Stored rows:

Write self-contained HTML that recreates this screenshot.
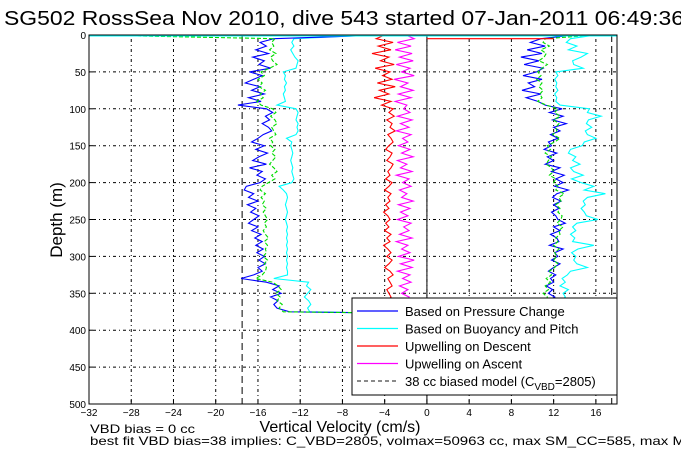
<!DOCTYPE html>
<html><head><meta charset="utf-8"><style>
body{margin:0;background:#fff;width:681px;height:454px;overflow:hidden}
svg{display:block;font-family:"Liberation Sans",sans-serif}
</style></head><body>
<svg id="c" width="681" height="454"></svg>
<script>
const xTicks=[-32,-28,-24,-20,-16,-12,-8,-4,0,4,8,12,16];
const yTicks=[0,50,100,150,200,250,300,350,400,450,500];
const dDepth=[0,5,10,15,20,25,30,35,40,45,50,55,60,65,70,75,80,85,90,95,100,105,110,115,120,125,130,135,140,145,150,155,160,165,170,175,180,185,190,195,200,205,210,215,220,225,230,235,240,245,250,255,260,265,270,275,280,285,290,295,300,305,310,315,320,325,330,335,340,345,350,355,360,365,370,375,377];
const descPressure=[-4,-14.5,-15.8,-15.2,-16.2,-15.0,-16.5,-15.4,-15.9,-14.8,-16.8,-15.6,-16.4,-17.2,-15.8,-16.6,-15.4,-16.9,-15.7,-17.9,-15.2,-14.6,-15.3,-14.9,-15.6,-15.0,-14.7,-15.5,-16.0,-16.6,-15.4,-16.2,-15.1,-15.9,-16.5,-15.2,-16.8,-15.6,-16.1,-15.3,-15.8,-17.1,-17.3,-16.4,-16.9,-16.0,-17.0,-16.2,-16.7,-15.9,-16.4,-16.9,-16.0,-16.6,-15.7,-16.3,-15.6,-16.2,-15.5,-16.1,-15.4,-15.9,-15.3,-16.0,-15.6,-16.4,-17.6,-15.2,-14.0,-14.6,-13.8,-14.8,-14.1,-14.5,-14.2,-13.0,-2];
const descBuoy=[-5,-12.6,-12.8,-12.6,-12.9,-12.7,-12.5,-12.2,-12.3,-12.4,-13.6,-13.4,-13.5,-13.3,-13.5,-13.4,-13.6,-13.5,-13.4,-14.2,-12.4,-12.2,-12.3,-12.4,-12.2,-12.3,-12.2,-12.4,-13.3,-12.8,-12.9,-12.8,-12.7,-12.8,-12.9,-12.8,-12.7,-12.8,-12.7,-12.6,-12.8,-14.0,-13.6,-13.3,-13.2,-13.3,-13.4,-13.3,-13.2,-13.3,-13.4,-13.3,-13.2,-13.3,-13.2,-13.3,-13.2,-13.3,-13.2,-13.3,-13.2,-13.3,-13.2,-13.3,-13.2,-13.2,-14.5,-11.2,-11.4,-11.0,-11.3,-11.6,-11.2,-11.0,-11.3,-11.1,-4];
const descModel=[-32,-14.4,-14.7,-14.5,-14.9,-14.3,-14.8,-14.6,-14.2,-14.9,-15.7,-15.4,-16.0,-15.6,-15.9,-15.3,-15.8,-15.5,-16.1,-15.7,-14.6,-14.3,-14.8,-14.4,-14.2,-14.7,-14.5,-14.3,-14.9,-14.6,-14.8,-14.4,-14.7,-14.3,-14.6,-14.9,-14.5,-14.2,-14.7,-14.4,-15.0,-15.6,-15.8,-15.3,-15.7,-15.4,-15.6,-15.2,-15.5,-15.3,-15.1,-15.4,-15.2,-15.5,-15.3,-15.0,-15.4,-15.1,-15.3,-15.2,-15.5,-15.1,-15.4,-15.2,-15.3,-15.6,-16.2,-14.6,-14.1,-13.8,-14.3,-13.9,-14.2,-13.7,-14.0,-13.6,-2];
const descUpwell=[-4,-4.8,-3.2,-4.6,-3.4,-5.2,-3.6,-4.4,-3.1,-4.9,-3.5,-4.2,-3.3,-4.7,-3.0,-4.5,-3.6,-5.0,-3.4,-4.3,-3.2,-3.6,-3.1,-3.8,-3.3,-3.5,-3.0,-3.7,-3.4,-3.2,-3.6,-3.9,-3.3,-3.5,-3.8,-3.2,-3.4,-3.7,-3.5,-3.9,-3.3,-3.6,-4.0,-3.4,-3.7,-3.5,-3.9,-3.6,-4.1,-3.7,-3.5,-3.9,-3.6,-4.0,-3.4,-3.8,-3.5,-4.1,-3.7,-3.4,-3.8,-3.3,-3.6,-4.0,-3.5,-3.2,-3.7,-3.5,-3.3,-3.8,-3.6,-3.4,-3.7,-3.5,-3.4,-3.6,-3.5];
const aDepth=[0,5,10,15,20,25,30,35,40,45,50,55,60,65,70,75,80,85,90,95,100,105,110,115,120,125,130,135,140,145,150,155,160,165,170,175,180,185,190,195,200,205,210,215,220,225,230,235,240,245,250,255,260,265,270,275,280,285,290,295,300,305,310,315,320,325,330,335,340,345,350,355,360];
const ascUpwell=[-2,-1.2,-2.8,-1.5,-3.0,-1.4,-2.6,-1.3,-2.9,-1.6,-2.4,-1.2,-3.1,-1.8,-2.5,-1.3,-2.7,-1.5,-3.0,-1.9,-2.2,-1.6,-2.8,-1.4,-2.5,-1.7,-2.9,-1.5,-2.3,-1.8,-2.7,-1.6,-2.4,-1.3,-2.8,-1.9,-2.5,-1.4,-2.9,-1.7,-2.3,-1.5,-2.6,-1.9,-2.4,-1.3,-2.7,-1.6,-2.5,-1.8,-2.8,-1.5,-2.2,-1.7,-2.6,-1.4,-2.9,-1.8,-2.4,-1.6,-2.7,-1.2,-2.5,-1.4,-2.8,-1.6,-2.3,-1.5,-2.6,-1.8,-2.4,-1.7,-2.2];
const ascPressure=[14,10.8,9.8,11.2,9.5,10.9,8.9,10.6,9.2,11.0,10.4,9.1,10.9,9.6,10.2,9.0,10.8,9.4,10.5,11.2,12.8,11.6,12.9,11.9,13.2,12.0,12.6,11.7,12.4,11.5,11.8,11.1,12.3,11.4,12.0,11.2,12.6,11.8,13.0,12.2,12.9,12.1,13.4,12.3,11.9,12.7,12.0,12.5,11.8,12.2,12.4,13.1,12.0,12.6,11.7,12.3,12.5,11.6,12.9,12.1,12.4,11.8,12.6,12.0,11.5,12.2,11.7,12.0,11.3,11.9,11.5,12.1,11.4];
const ascBuoy=[16,13.6,13.2,14.2,13.4,15.2,14.6,13.8,13.9,14.8,12.2,12.4,12.1,12.3,12.2,12.4,12.1,12.3,12.2,12.6,15.4,15.2,16.5,15.3,15.1,15.6,15.0,15.2,16.0,14.9,14.7,13.6,13.4,14.1,13.8,14.5,13.6,13.9,14.8,13.7,14.6,15.8,14.9,16.9,15.2,14.8,15.0,14.6,14.9,15.1,16.2,14.2,13.8,14.1,13.6,14.0,13.8,15.8,14.3,13.7,14.1,13.9,14.2,15.2,13.6,13.3,12.8,13.1,12.6,13.4,12.9,13.1,12.7];
const ascModel=[16,11.2,11.0,11.6,10.8,11.3,11.1,10.6,11.4,10.9,10.5,10.8,10.4,10.9,10.6,11.0,10.7,10.9,10.5,11.3,12.4,12.1,12.6,12.0,12.5,12.2,12.3,11.9,12.6,12.1,11.4,11.7,11.2,11.8,11.5,11.3,11.8,12.0,11.6,12.2,12.0,12.4,12.2,13.0,12.5,12.7,12.2,12.6,12.4,12.8,12.7,12.3,12.9,12.5,12.6,12.2,12.4,12.0,12.5,12.1,12.3,12.0,12.4,12.1,11.6,11.8,11.3,11.7,11.2,11.5,11.0,11.4,11.2];

const NS="http://www.w3.org/2000/svg";
const svg=document.getElementById('c');
const L=89,R=617,T=35,B=404,X0=-32,X1=18;
const sx=v=>L+(v-X0)/(X1-X0)*(R-L);
const sy=d=>T+d/500*(B-T);
function mk(tag,at,parent){const e=document.createElementNS(NS,tag);for(const k in at)e.setAttribute(k,at[k]);(parent||svg).appendChild(e);return e;}

const title=mk('text',{x:4,y:25,'font-size':20,textLength:680,lengthAdjust:'spacingAndGlyphs'});title.textContent='SG502 RossSea Nov 2010, dive 543 started 07-Jan-2011 06:49:36';



const grid=mk('g',{stroke:'#000','stroke-width':1,'stroke-dasharray':'1,3,3,3'});


xTicks.forEach(v=>{if(v>X0)mk('line',{x1:sx(v),x2:sx(v),y1:T,y2:B},grid);});
yTicks.forEach(v=>{if(v>0&&v<500)mk('line',{x1:L,x2:R,y1:sy(v),y2:sy(v)},grid);});

mk('line',{x1:sx(0),x2:sx(0),y1:T,y2:B,stroke:'#000'});
[-17.5,17.5].forEach(v=>{const l=mk('line',{x1:sx(v),x2:sx(v),y1:T,y2:B,stroke:'#000','stroke-dasharray':'7,4'});

});

function series(depths,vals,color,name,dash){
  const p=mk('polyline',{points:vals.map((v,i)=>sx(v).toFixed(1)+','+sy(depths[i]).toFixed(1)).join(' '),fill:'none',stroke:color,'stroke-width':1.1});
  if(dash)p.setAttribute('stroke-dasharray',dash);
  
  
}
series(dDepth,descUpwell,'#f00','upwelling-descent');
series(aDepth,ascUpwell,'#f0f','upwelling-ascent');
series(dDepth,descBuoy,'#0ff','buoyancy-descent');
series(aDepth,ascBuoy,'#0ff','buoyancy-ascent');
series(dDepth,descPressure,'#00f','pressure-descent');
series(aDepth,ascPressure,'#00f','pressure-ascent');
series(dDepth,descModel,'#0d0','model-descent','4,2');
series(aDepth,ascModel,'#0d0','model-ascent','4,2');
mk('line',{x1:L,x2:R,y1:sy(1),y2:sy(1),stroke:'#0ff','stroke-width':1.5});
mk('line',{x1:sx(0),x2:sx(12),y1:sy(5),y2:sy(5),stroke:'#f00','stroke-width':1.2});

mk('rect',{x:L,y:T,width:R-L,height:B-T,fill:'none',stroke:'#000'});
const xt=mk('g',{'font-size':10,'text-anchor':'middle'});


xTicks.forEach(v=>{mk('line',{x1:sx(v),x2:sx(v),y1:B,y2:B-4,stroke:'#000'},xt);const t=mk('text',{x:sx(v),y:B+12},xt);t.textContent=String(v).replace('-','\u2212');});
const yt=mk('g',{'font-size':10,'text-anchor':'end'});


yTicks.forEach(v=>{mk('line',{x1:L,x2:L+4,y1:sy(v),y2:sy(v),stroke:'#000'},yt);const t=mk('text',{x:L-3,y:sy(v)+4},yt);t.textContent=v;});

const xl=mk('text',{x:340,y:432,'font-size':16,'text-anchor':'middle'});xl.textContent='Vertical Velocity (cm/s)';


const yl=mk('text',{x:0,y:0,'font-size':17,'text-anchor':'middle',transform:'translate(62,220) rotate(-90)'});yl.textContent='Depth (m)';


const n1=mk('text',{x:90,y:433,'font-size':12,textLength:105,lengthAdjust:'spacingAndGlyphs'});n1.textContent='VBD bias = 0 cc';


const n2=mk('text',{x:90,y:445,'font-size':12,textLength:595,lengthAdjust:'spacingAndGlyphs'});n2.textContent='best fit VBD bias=38 implies: C_VBD=2805, volmax=50963 cc, max SM_CC=585, max M';



const lg=mk('g',{});


mk('rect',{x:352,y:298,width:265,height:97,fill:'#fff',stroke:'#000'},lg);
const ent=[['#00f','Based on Pressure Change'],['#0ff','Based on Buoyancy and Pitch'],['#f00','Upwelling on Descent'],['#f0f','Upwelling on Ascent'],['#0d0','']];
ent.forEach((e,i)=>{const y=311+i*17.5;
  const g=mk('g',{},lg);
  
  
  const ln=mk('line',{x1:357,x2:398,y1:y,y2:y,stroke:e[0],'stroke-width':1.2},g);
  if(i==4){ln.setAttribute('stroke-dasharray','4,3');ln.setAttribute('stroke','#444');}
  const t=mk('text',{x:405,y:y+5,'font-size':13},g);
  if(i<4)t.textContent=e[1];
  else t.innerHTML='38 cc biased model (C<tspan font-size="10" dy="4">VBD</tspan><tspan dy="-4">=2805)</tspan>';
});
</script>
</body></html>
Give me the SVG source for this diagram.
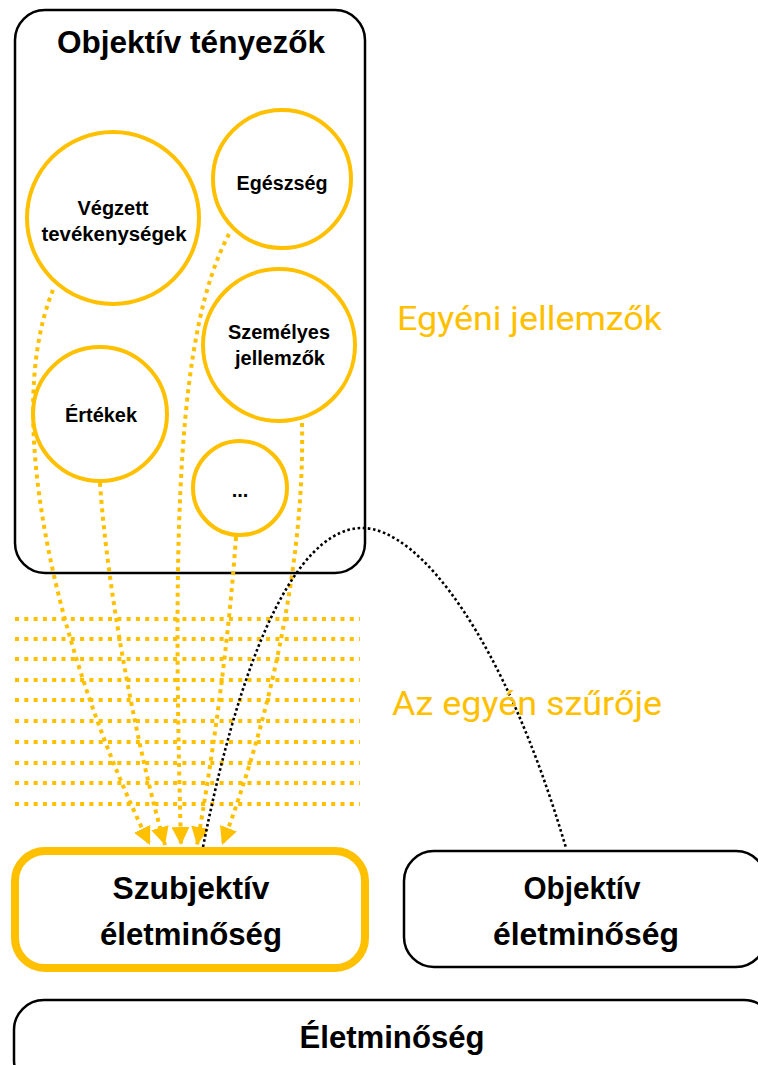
<svg xmlns="http://www.w3.org/2000/svg" width="758" height="1065" viewBox="0 0 758 1065">
  <style>
    .box { fill: #fff; stroke: #000; stroke-width: 2.5; }
    .hl { fill: #fff; stroke: #FFC000; stroke-width: 8; }
    .circ { fill: #fff; stroke: #FFC000; stroke-width: 4; }
    .lbl { font-family: "Liberation Sans Narrow", "Liberation Sans", Arial, sans-serif; font-weight: bold; fill: #000; text-anchor: middle; }
    .big { font-size: 32px; }
    .small { font-size: 20px; }
    .note { font-family: Roboto, "Liberation Sans", Arial, sans-serif; font-size: 33px; fill: #FFC000; }
    .flow { fill: none; stroke: #FFC000; stroke-width: 4; stroke-dasharray: 4 4.5; }
    .filter { fill: none; stroke: #FFC000; stroke-width: 4; stroke-dasharray: 4 5.3; }
    .link { fill: none; stroke: #000; stroke-width: 2.6; stroke-dasharray: 2.6 2.6; }
  </style>
  <defs>
    <marker id="tri" viewBox="0 0 10 10" refX="10" refY="5" markerWidth="18" markerHeight="18" markerUnits="userSpaceOnUse" orient="auto">
      <path d="M0,0 L10,5 L0,10 z" fill="#FFC000"/>
    </marker>
  </defs>

  <!-- objective factors container -->
  <g id="objektiv-tenyezok">
    <rect class="box" x="15" y="10" width="350" height="563" rx="30"/>
    <text class="lbl big" x="191" y="53" textLength="268" lengthAdjust="spacingAndGlyphs">Objektív tényezők</text>
  </g>

  <g id="vegzett">
    <circle class="circ" cx="113" cy="218" r="86"/>
    <text class="lbl small" x="113" y="215" textLength="71" lengthAdjust="spacingAndGlyphs">Végzett</text>
    <text class="lbl small" x="114" y="241" textLength="145" lengthAdjust="spacingAndGlyphs">tevékenységek</text>
  </g>
  <g id="egeszseg">
    <circle class="circ" cx="282" cy="179" r="69"/>
    <text class="lbl small" x="282" y="190" textLength="91" lengthAdjust="spacingAndGlyphs">Egészség</text>
  </g>
  <g id="szemelyes">
    <circle class="circ" cx="279" cy="345" r="76"/>
    <text class="lbl small" x="279" y="339" textLength="102" lengthAdjust="spacingAndGlyphs">Személyes</text>
    <text class="lbl small" x="280" y="365" textLength="90" lengthAdjust="spacingAndGlyphs">jellemzők</text>
  </g>
  <g id="ertekek">
    <circle class="circ" cx="100" cy="414" r="67"/>
    <text class="lbl small" x="101" y="422" textLength="72" lengthAdjust="spacingAndGlyphs">Értékek</text>
  </g>
  <g id="egyeb">
    <circle class="circ" cx="240" cy="488" r="47"/>
    <text class="lbl small" x="240" y="497">...</text>
  </g>

  <!-- filter band -->
  <g id="szuro">
    <path class="filter" d="M15,619 H360 M15,639 H360 M15,659 H360 M15,680 H360 M15,700 H360 M15,721 H360 M15,742 H360 M15,763 H360 M15,783 H360 M15,804 H360"/>
  </g>

  <g id="connectors">
    <path class="flow" marker-end="url(#tri)" d="M53,290 C0,420 60,660 150,845"/>
    <path class="flow" marker-end="url(#tri)" d="M229,234 C178,330 172,520 181,845"/>
    <path class="flow" marker-end="url(#tri)" d="M100,483 C108,600 140,760 165,845"/>
    <path class="flow" marker-end="url(#tri)" d="M236,537 C228,650 212,760 197,845"/>
    <path class="flow" marker-end="url(#tri)" d="M302,423 C305,560 270,720 222,845"/>
    <path class="link" d="M203,847 C260,560 330,528 362,528 C420,528 505,640 566,848"/>
  </g>

  <g id="egyeni-jellemzok">
    <text class="note" x="397" y="330" textLength="265" lengthAdjust="spacingAndGlyphs">Egyéni jellemzők</text>
  </g>
  <g id="az-egyen-szuroje">
    <text class="note" x="392" y="715" textLength="270" lengthAdjust="spacingAndGlyphs">Az egyén szűrője</text>
  </g>

  <g id="szubjektiv">
    <rect class="hl" x="15" y="851" width="350" height="117" rx="30"/>
    <text class="lbl big" x="191" y="899" textLength="157" lengthAdjust="spacingAndGlyphs">Szubjektív</text>
    <text class="lbl big" x="191" y="945" textLength="182" lengthAdjust="spacingAndGlyphs">életminőség</text>
  </g>
  <g id="objektiv">
    <rect class="box" x="404" y="851" width="362" height="116" rx="30"/>
    <text class="lbl big" x="582" y="899" textLength="117" lengthAdjust="spacingAndGlyphs">Objektív</text>
    <text class="lbl big" x="586" y="945" textLength="186" lengthAdjust="spacingAndGlyphs">életminőség</text>
  </g>
  <g id="eletminoseg">
    <rect class="box" x="14" y="1000" width="760" height="90" rx="30"/>
    <text class="lbl big" x="392" y="1048" textLength="185" lengthAdjust="spacingAndGlyphs">Életminőség</text>
  </g>
</svg>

Job: Filter the entries and copy out every line with the word "this".

Task answer:
Write self-contained HTML that recreates this screenshot.
Give me the SVG source for this diagram.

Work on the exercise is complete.